The co-scheduling algorithm achieves 15.4% higher LAR and lower load imbalance compared to the MoETuner baseline.
Zero-shot migration performance across datasets validates the generalizability of the scheduling strategy.

Highlights & Insights¶

Proposes the "Semantic Parallelism" paradigm, shifting communication optimization from passive to proactive.
Reveals the context-independent nature of token-expert affinity, providing a theoretical foundation for predictive scheduling.
Provides a systemic rather than local solution by optimizing both model placement and data scheduling simultaneously.
The SRS/SAG fusion primitives are elegantly designed, embedding token rearrangement into existing communication flows with only ~1% overhead.

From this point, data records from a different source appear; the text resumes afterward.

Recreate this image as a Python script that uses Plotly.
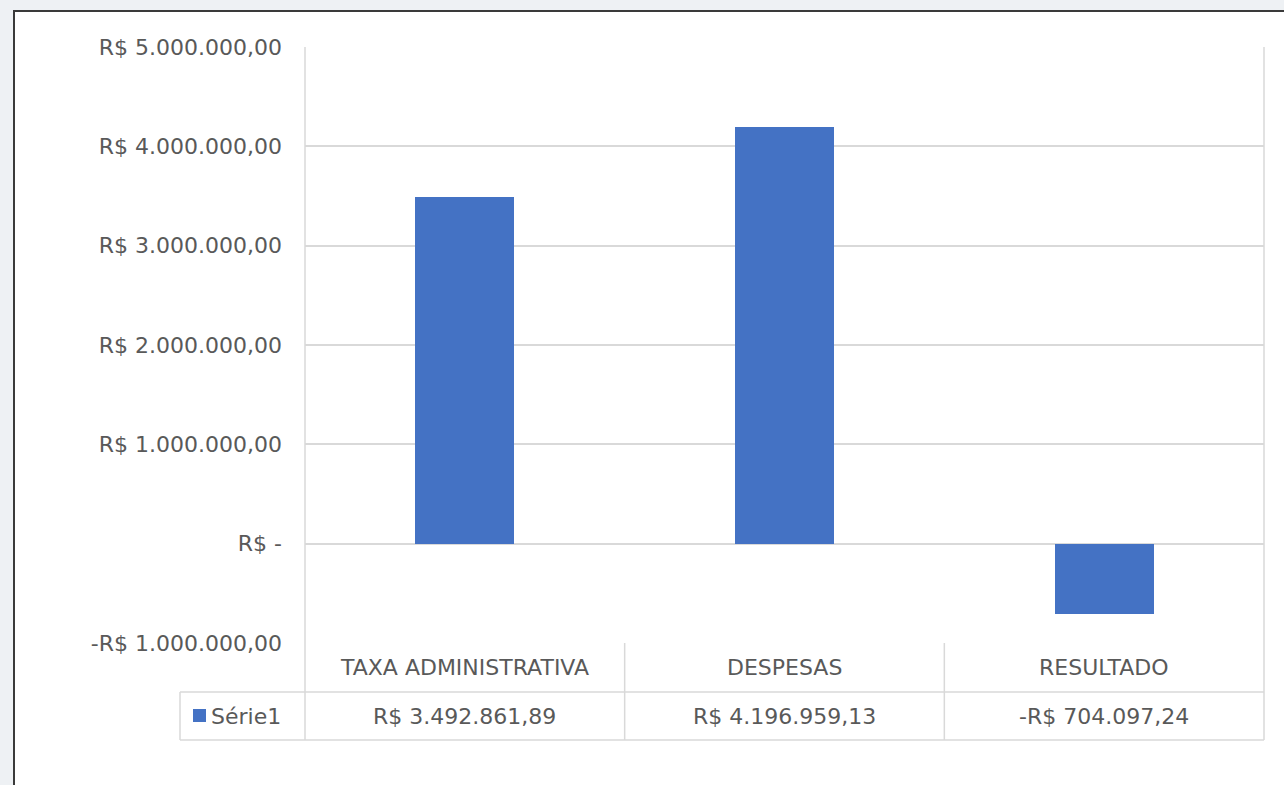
import plotly.graph_objects as go

# dados do grafico
categorias = ["TAXA ADMINISTRATIVA", "DESPESAS", "RESULTADO"]
valores = [3492861.89, 4196959.13, -704097.24]
serie = "Série1"
ticks_y = [5000000, 4000000, 3000000, 2000000, 1000000, 0, -1000000]
ticks_txt = ["R$ 5.000.000,00", "R$ 4.000.000,00", "R$ 3.000.000,00", "R$ 2.000.000,00",
             "R$ 1.000.000,00", "R$ -", "-R$ 1.000.000,00"]

AZUL = "#4472C4"
CINZA = "#595959"
LINHA = "#d9d9d9"
FONTE = "DejaVu Sans"
TAM = 22
FUNDO = "#eef1f4"


def moeda(v):
    s = f"{abs(v):,.2f}".replace(",", "X").replace(".", ",").replace("X", ".")
    return ("-" if v < 0 else "") + "R$ " + s


# area do grafico em pixels
L, R, T, B = 305, 1264, 47, 643
W, H = 1284, 785


def px(x):
    return (x - L) / (R - L)


def py(y):
    return (B - y) / (B - T)


fig = go.Figure()
fig.add_trace(go.Bar(x=categorias, y=valores, marker=dict(color=AZUL, line=dict(width=0)),
                     width=0.31, name=serie, showlegend=False))

shapes = []
# fundo / borda externa
shapes.append(dict(type="rect", xref="paper", yref="paper", x0=px(14), x1=px(1400), y0=py(11), y1=py(900),
                   fillcolor="white", line=dict(color="#3a3a3a", width=2), layer="below"))


def linha(x0, y0, x1, y1):
    shapes.append(dict(type="line", xref="paper", yref="paper", x0=px(x0), x1=px(x1), y0=py(y0), y1=py(y1),
                       line=dict(color=LINHA, width=1.5)))


# bordas da tabela de dados
n = len(categorias)
bordas = [L + (R - L) * i / n for i in range(n + 1)]
linha(L, T, L, 740)
linha(R, T, R, 740)
for b in bordas[1:-1]:
    linha(b, B, b, 740)
linha(180, 692, R, 692)
linha(180, 740, R, 740)
linha(180, 692, 180, 740)
# marcador da legenda
shapes.append(dict(type="rect", xref="paper", yref="paper", x0=px(193), x1=px(206), y0=py(709), y1=py(722),
                   fillcolor=AZUL, line=dict(width=0)))

anots = []
for c, v in zip(categorias, valores):
    anots.append(dict(x=c, xref="x", y=py(667), yref="paper", yanchor="middle", text=c, showarrow=False,
                      font=dict(family=FONTE, size=TAM, color=CINZA)))
    anots.append(dict(x=c, xref="x", y=py(716), yref="paper", yanchor="middle", text=moeda(v), showarrow=False,
                      font=dict(family=FONTE, size=TAM, color=CINZA)))
anots.append(dict(x=px(209), xref="paper", y=py(716), yref="paper", yanchor="middle", text=serie,
                  showarrow=False, xanchor="left", font=dict(family=FONTE, size=TAM, color=CINZA)))

fig.update_layout(
    width=W, height=H,
    margin=dict(l=L, r=W - R, t=T, b=H - B, pad=0),
    paper_bgcolor=FUNDO,
    plot_bgcolor="white",
    shapes=shapes,
    annotations=anots,
    bargap=0,
    xaxis=dict(showticklabels=False, showgrid=False, zeroline=False, range=[-0.5, 2.5], fixedrange=True),
    yaxis=dict(range=[-1000000, 5000000], tickvals=ticks_y, ticktext=ticks_txt,
               showgrid=True, gridcolor=LINHA, gridwidth=1.5, zeroline=True, zerolinecolor=LINHA,
               zerolinewidth=1.5, ticks="", ticklabelstandoff=22,
               tickfont=dict(family=FONTE, size=TAM, color=CINZA)),
    font=dict(family=FONTE),
)

fig.write_html("out.html", config={"displayModeBar": False},
               post_script="document.body.style.margin='0';document.body.style.overflow='hidden';"
                           "document.body.style.background='" + FUNDO + "';")
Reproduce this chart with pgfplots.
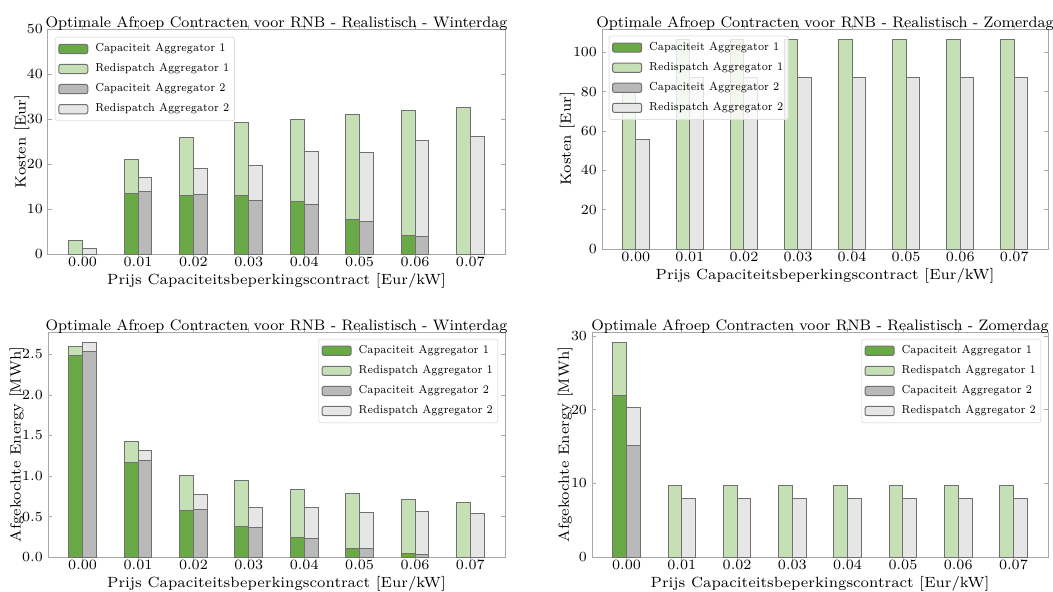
\documentclass[border=0pt]{standalone}
\usepackage{pgfplots}
\pgfplotsset{compat=1.18}
\definecolor{capA}{HTML}{6AAA46}
\definecolor{redA}{HTML}{C5E0B4}
\definecolor{capB}{HTML}{B9B9B9}
\definecolor{redB}{HTML}{E6E6E6}
\definecolor{edge}{HTML}{707070}
\definecolor{spine}{HTML}{A8A8A8}
\pgfplotsset{
  myaxis/.style={
    scale only axis,
    axis line style={spine, line width=0.5pt},
    every tick/.style={spine, line width=0.4pt},
    major tick length=2pt,
    tick align=inside,
    xtick={0,1,2,3,4,5,6,7},
    xticklabels={0.00,0.01,0.02,0.03,0.04,0.05,0.06,0.07},
    xmin=-0.625, xmax=7.625, ymin=0,
    ybar, bar width=0.25,
    ticklabel style={font=\fontsize{7.1}{8}\selectfont},
    xticklabel style={yshift=4pt},
    yticklabel style={xshift=1pt},
    label style={font=\fontsize{7.4}{8}\selectfont},
    every axis title shift=0pt,
    title style={font=\fontsize{7.6}{9}\selectfont, at={(0.5,1)}, anchor=base, yshift=0.6pt},
    xlabel={Prijs Capaciteitsbeperkingscontract [Eur/kW]},
    xlabel style={at={(axis description cs:0.5,0)}, anchor=center, yshift=-13.5pt},
    legend style={font=\fontsize{5.8}{6.5}\selectfont, draw=black!12, fill=white, fill opacity=0.8, text opacity=1, rounded corners=1pt, row sep=2.4pt, inner xsep=1.5pt, inner ysep=2pt, nodes={inner sep=1pt}, column sep=2.5pt},
    legend cell align=left,
  },
  bA/.style={bar shift=-0.125, draw=edge, line width=0.5pt, forget plot},
  bB/.style={bar shift=0.125, draw=edge, line width=0.5pt, forget plot},
}
\newcommand{\lt}[1]{\scalebox{0.87}[1]{#1}}
\newcommand{\mylegend}{%
  \addlegendimage{legend image code/.code={\draw[fill=capA, fill opacity=1, draw=edge, line width=0.5pt] (0pt,-2.3pt) rectangle (14.5pt,2.3pt);}}
  \addlegendentry{\lt{Capaciteit Aggregator 1}}
  \addlegendimage{legend image code/.code={\draw[fill=redA, fill opacity=1, draw=edge, line width=0.5pt] (0pt,-2.3pt) rectangle (14.5pt,2.3pt);}}
  \addlegendentry{\lt{Redispatch Aggregator 1}}
  \addlegendimage{legend image code/.code={\draw[fill=capB, fill opacity=1, draw=edge, line width=0.5pt] (0pt,-2.3pt) rectangle (14.5pt,2.3pt);}}
  \addlegendentry{\lt{Capaciteit Aggregator 2}}
  \addlegendimage{legend image code/.code={\draw[fill=redB, fill opacity=1, draw=edge, line width=0.5pt] (0pt,-2.3pt) rectangle (14.5pt,2.3pt);}}
  \addlegendentry{\lt{Redispatch Aggregator 2}}
}
\begin{document}
\begin{tikzpicture}
\useasboundingbox (0,0) rectangle (526.5pt,295.5pt);
% Top-left: Kosten winter
\begin{axis}[myaxis, at={(24pt,168.5pt)}, anchor=south west, width=228.5pt, height=112.5pt,
  ymax=50, ytick={0,10,20,30,40,50},
  title={Optimale Afroep Contracten voor RNB - Realistisch - Winterdag},
  ylabel={Kosten [Eur]},
  ylabel style={at={(axis description cs:-0.057,0.5)}, anchor=center},
  legend style={at={(0.015,0.965)}, anchor=north west}]
\mylegend
\addplot[bA, fill=redA] coordinates {(0,3.1) (1,21.1) (2,25.9) (3,29.3) (4,30.0) (5,30.9) (6,31.9) (7,32.6)};
\addplot[bA, fill=capA] coordinates {(1,13.4) (2,13.0) (3,13.0) (4,11.6) (5,7.6) (6,4.2)};
\addplot[bB, fill=redB] coordinates {(0,1.26) (1,16.9) (2,19.0) (3,19.6) (4,22.8) (5,22.6) (6,25.2) (7,26.1)};
\addplot[bB, fill=capB] coordinates {(1,13.8) (2,13.3) (3,12.0) (4,11.1) (5,7.3) (6,3.85)};
\end{axis}
% Top-right: Kosten summer
\begin{axis}[myaxis, at={(301pt,171pt)}, anchor=south west, width=223pt, height=110pt,
  ymax=111.9, ytick={0,20,40,60,80,100},
  title={Optimale Afroep Contracten voor RNB - Realistisch - Zomerdag},
  ylabel={Kosten [Eur]},
  ylabel style={at={(axis description cs:-0.078,0.5)}, anchor=center},
  legend style={at={(0.015,0.97)}, anchor=north west}]
\addplot[bA, fill=redA] coordinates {(0,80.0) (1,106.6) (2,106.6) (3,106.6) (4,106.6) (5,106.6) (6,106.6) (7,106.6)};
\addplot[bB, fill=redB] coordinates {(0,55.8) (1,87.3) (2,87.3) (3,87.3) (4,87.3) (5,87.3) (6,87.3) (7,87.3)};
\mylegend
\end{axis}
% Bottom-left: Energy winter
\begin{axis}[myaxis, at={(24pt,17pt)}, anchor=south west, width=228.5pt, height=112.5pt,
  ymax=2.777, ytick={0,0.5,1,1.5,2,2.5},
  yticklabel style={/pgf/number format/.cd, fixed, fixed zerofill, precision=1},
  title={Optimale Afroep Contracten voor RNB - Realistisch - Winterdag},
  ylabel={Afgekochte Energy [MWh]},
  ylabel style={at={(axis description cs:-0.068,0.5)}, anchor=center},
  legend style={at={(0.985,0.97)}, anchor=north east}]
\mylegend
\addplot[bA, fill=redA] coordinates {(0,2.595) (1,1.426) (2,1.004) (3,0.95) (4,0.835) (5,0.785) (6,0.715) (7,0.67)};
\addplot[bA, fill=capA] coordinates {(0,2.49) (1,1.17) (2,0.57) (3,0.38) (4,0.244) (5,0.11) (6,0.041)};
\addplot[bB, fill=redB] coordinates {(0,2.645) (1,1.31) (2,0.777) (3,0.616) (4,0.61) (5,0.545) (6,0.562) (7,0.537)};
\addplot[bB, fill=capB] coordinates {(0,2.533) (1,1.194) (2,0.587) (3,0.36) (4,0.231) (5,0.103) (6,0.037)};
\end{axis}
% Bottom-right: Energy summer
\begin{axis}[myaxis, at={(296pt,17pt)}, anchor=south west, width=228pt, height=112.5pt,
  ymax=30.56, ytick={0,10,20,30},
  title={Optimale Afroep Contracten voor RNB - Realistisch - Zomerdag},
  ylabel={Afgekochte Energy [MWh]},
  ylabel style={at={(axis description cs:-0.059,0.5)}, anchor=center},
  legend style={at={(0.985,0.97)}, anchor=north east}]
\mylegend
\addplot[bA, fill=redA] coordinates {(0,29.1) (1,9.73) (2,9.73) (3,9.73) (4,9.73) (5,9.73) (6,9.73) (7,9.73)};
\addplot[bA, fill=capA] coordinates {(0,21.9)};
\addplot[bB, fill=redB] coordinates {(0,20.3) (1,8.0) (2,8.0) (3,8.0) (4,8.0) (5,8.0) (6,8.0) (7,8.0)};
\addplot[bB, fill=capB] coordinates {(0,15.2)};
\end{axis}
\end{tikzpicture}
\end{document}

Limitations & Future Work¶

Validated only on 8-GPU single-node setups; performance in multi-node or low-speed interconnect scenarios remains to be verified.
The prediction model requires offline profiling and does not assist in cold-start scenarios.
MoE variants with highly dynamic routing mechanisms may require re-profiling if gate functions change significantly.
Interaction with KV cache optimizations or quantization techniques was not evaluated.

Expert Placement: MoETuner (ILP optimization), ExFlow (inter-layer affinity), EPLB (DeepSeek load balancing).
MoE Inference Systems: DeepSpeed-MoE, Tutel, vLLM, SGLang.
Prefetching/Offloading: Pre-gated MoE (modifies architecture to predict lower-layer experts)—Sem-MoE requires no architectural changes.
This work represents the first attempt to optimize model and data scheduling concurrently.

Rating ⭐⭐⭐⭐⭐¶

Novelty: 5/5 — Originality of the Semantic Parallelism paradigm and co-scheduling concept.
Experimental Thoroughness: 4/5 — Covers two models and two scenarios, though limited to a single node.
Writing Quality: 4/5 — Clear system descriptions and high-quality diagrams.
Value: 5/5 — Addresses a core bottleneck in MoE inference with high industrial potential.